━━━ INPUT ROWS ━━━

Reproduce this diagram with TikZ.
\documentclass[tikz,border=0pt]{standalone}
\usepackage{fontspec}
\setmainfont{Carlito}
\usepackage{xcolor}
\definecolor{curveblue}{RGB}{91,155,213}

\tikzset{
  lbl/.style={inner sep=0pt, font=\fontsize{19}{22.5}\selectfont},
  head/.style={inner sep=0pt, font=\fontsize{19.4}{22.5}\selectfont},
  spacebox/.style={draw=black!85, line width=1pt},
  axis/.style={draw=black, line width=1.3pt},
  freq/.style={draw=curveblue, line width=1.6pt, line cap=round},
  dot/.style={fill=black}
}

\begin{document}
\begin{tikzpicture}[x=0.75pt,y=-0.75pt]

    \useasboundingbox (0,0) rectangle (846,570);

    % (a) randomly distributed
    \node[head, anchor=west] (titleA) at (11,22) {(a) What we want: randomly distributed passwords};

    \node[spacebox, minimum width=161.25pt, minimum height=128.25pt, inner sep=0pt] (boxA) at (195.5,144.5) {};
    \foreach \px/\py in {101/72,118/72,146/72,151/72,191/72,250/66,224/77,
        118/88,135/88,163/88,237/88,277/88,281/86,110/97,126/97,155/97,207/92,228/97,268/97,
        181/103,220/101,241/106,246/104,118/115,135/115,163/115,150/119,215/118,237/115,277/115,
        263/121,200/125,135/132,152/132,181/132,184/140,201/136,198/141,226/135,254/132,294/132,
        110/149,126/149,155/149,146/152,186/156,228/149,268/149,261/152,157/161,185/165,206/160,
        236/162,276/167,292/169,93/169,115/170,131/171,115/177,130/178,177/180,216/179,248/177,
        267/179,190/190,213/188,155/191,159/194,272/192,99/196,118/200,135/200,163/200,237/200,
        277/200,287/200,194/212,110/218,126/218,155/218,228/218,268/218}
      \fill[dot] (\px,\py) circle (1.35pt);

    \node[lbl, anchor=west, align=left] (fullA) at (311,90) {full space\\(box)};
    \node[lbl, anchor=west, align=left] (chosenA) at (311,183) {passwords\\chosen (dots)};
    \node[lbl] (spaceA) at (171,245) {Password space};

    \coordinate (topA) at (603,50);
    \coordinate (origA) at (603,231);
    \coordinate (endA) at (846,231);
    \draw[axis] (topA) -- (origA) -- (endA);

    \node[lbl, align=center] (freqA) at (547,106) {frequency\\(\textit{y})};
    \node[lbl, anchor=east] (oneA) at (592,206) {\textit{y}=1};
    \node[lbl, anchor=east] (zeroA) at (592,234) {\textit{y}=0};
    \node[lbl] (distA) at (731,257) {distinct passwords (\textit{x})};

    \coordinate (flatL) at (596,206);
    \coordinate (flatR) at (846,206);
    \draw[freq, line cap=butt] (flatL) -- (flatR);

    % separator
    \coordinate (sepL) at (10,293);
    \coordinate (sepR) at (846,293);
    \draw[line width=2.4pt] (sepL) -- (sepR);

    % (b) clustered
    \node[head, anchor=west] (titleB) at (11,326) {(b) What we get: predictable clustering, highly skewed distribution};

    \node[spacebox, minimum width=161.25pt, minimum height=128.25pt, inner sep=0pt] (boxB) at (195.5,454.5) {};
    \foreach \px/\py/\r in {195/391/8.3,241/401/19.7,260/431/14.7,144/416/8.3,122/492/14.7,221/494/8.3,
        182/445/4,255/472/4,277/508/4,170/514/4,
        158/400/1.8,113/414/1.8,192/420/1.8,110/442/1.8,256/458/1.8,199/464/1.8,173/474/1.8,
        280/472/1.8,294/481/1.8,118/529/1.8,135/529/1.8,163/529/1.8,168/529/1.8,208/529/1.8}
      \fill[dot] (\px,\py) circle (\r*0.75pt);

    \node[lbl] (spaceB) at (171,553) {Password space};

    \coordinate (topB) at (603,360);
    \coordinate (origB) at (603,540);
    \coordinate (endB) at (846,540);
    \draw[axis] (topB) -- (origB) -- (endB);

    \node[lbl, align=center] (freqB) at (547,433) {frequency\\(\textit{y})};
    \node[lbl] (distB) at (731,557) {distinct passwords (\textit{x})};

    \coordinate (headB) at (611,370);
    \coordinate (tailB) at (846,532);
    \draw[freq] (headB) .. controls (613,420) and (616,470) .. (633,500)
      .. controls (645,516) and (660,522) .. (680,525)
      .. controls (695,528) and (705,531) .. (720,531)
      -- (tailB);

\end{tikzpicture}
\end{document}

━━━
━━━ INPUT ROWS ━━━

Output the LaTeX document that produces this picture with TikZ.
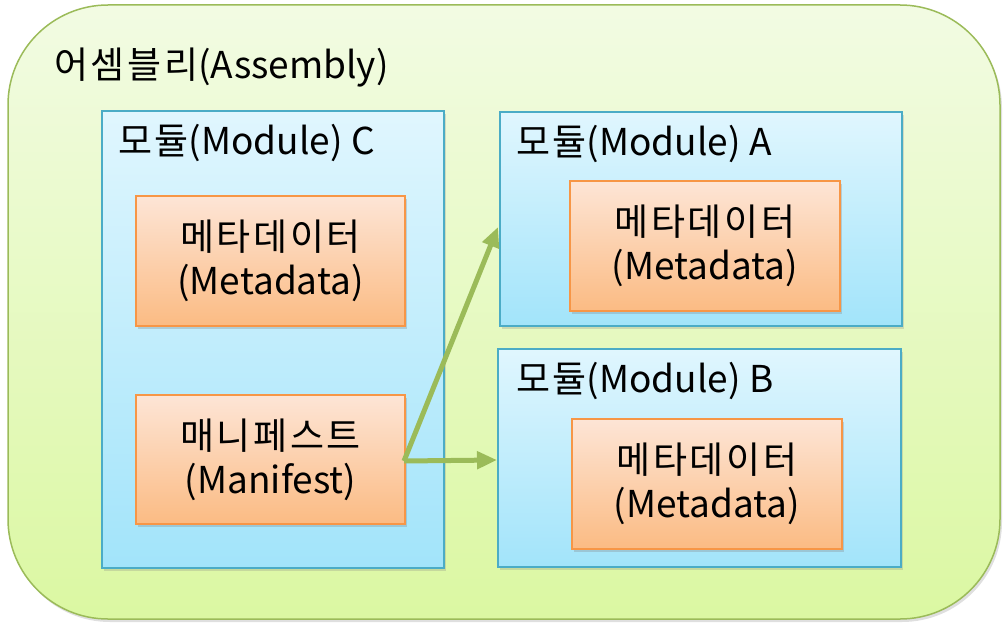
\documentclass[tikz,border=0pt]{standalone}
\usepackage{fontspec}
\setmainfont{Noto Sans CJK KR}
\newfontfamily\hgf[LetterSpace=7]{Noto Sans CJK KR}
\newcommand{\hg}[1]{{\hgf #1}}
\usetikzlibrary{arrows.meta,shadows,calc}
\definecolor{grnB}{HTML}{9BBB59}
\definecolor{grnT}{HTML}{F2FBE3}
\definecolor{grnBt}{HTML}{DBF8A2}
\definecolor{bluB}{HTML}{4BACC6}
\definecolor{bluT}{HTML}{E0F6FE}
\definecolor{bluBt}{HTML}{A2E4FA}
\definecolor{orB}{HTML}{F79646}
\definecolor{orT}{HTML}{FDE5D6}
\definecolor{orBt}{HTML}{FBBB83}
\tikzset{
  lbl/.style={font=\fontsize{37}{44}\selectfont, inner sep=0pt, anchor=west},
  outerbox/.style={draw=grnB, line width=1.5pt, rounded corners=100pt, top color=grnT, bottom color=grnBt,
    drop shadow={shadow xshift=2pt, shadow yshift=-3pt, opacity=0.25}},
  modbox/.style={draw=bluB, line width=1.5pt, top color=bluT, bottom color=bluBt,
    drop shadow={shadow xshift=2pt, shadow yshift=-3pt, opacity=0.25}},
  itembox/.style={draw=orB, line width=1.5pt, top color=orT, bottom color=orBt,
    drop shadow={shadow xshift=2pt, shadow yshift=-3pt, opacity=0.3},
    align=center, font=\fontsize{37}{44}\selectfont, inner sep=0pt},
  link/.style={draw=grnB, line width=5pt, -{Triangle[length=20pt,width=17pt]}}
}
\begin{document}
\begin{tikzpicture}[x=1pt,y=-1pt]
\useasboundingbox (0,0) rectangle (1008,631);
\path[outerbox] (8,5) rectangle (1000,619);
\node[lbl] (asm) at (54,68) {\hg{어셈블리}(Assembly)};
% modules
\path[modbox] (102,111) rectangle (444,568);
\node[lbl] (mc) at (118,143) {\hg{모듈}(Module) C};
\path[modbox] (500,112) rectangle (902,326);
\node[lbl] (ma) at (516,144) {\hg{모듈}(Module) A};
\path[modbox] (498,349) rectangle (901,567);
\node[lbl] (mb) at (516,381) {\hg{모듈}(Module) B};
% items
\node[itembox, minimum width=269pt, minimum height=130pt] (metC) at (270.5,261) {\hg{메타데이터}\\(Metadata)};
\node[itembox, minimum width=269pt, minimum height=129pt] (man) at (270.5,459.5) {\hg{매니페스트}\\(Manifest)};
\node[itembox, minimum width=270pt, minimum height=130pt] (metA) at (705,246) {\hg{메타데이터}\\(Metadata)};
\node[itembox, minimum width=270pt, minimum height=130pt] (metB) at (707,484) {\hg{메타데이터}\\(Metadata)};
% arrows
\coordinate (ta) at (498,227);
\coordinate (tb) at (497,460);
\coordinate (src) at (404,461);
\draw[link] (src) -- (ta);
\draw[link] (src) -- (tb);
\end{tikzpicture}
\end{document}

━━━

*REQUEST*: Copy out each line of the entries that holds "this".

*ANSWER IN FULL*:
Reproduce this diagram with TikZ.
Output the LaTeX document that produces this picture with TikZ.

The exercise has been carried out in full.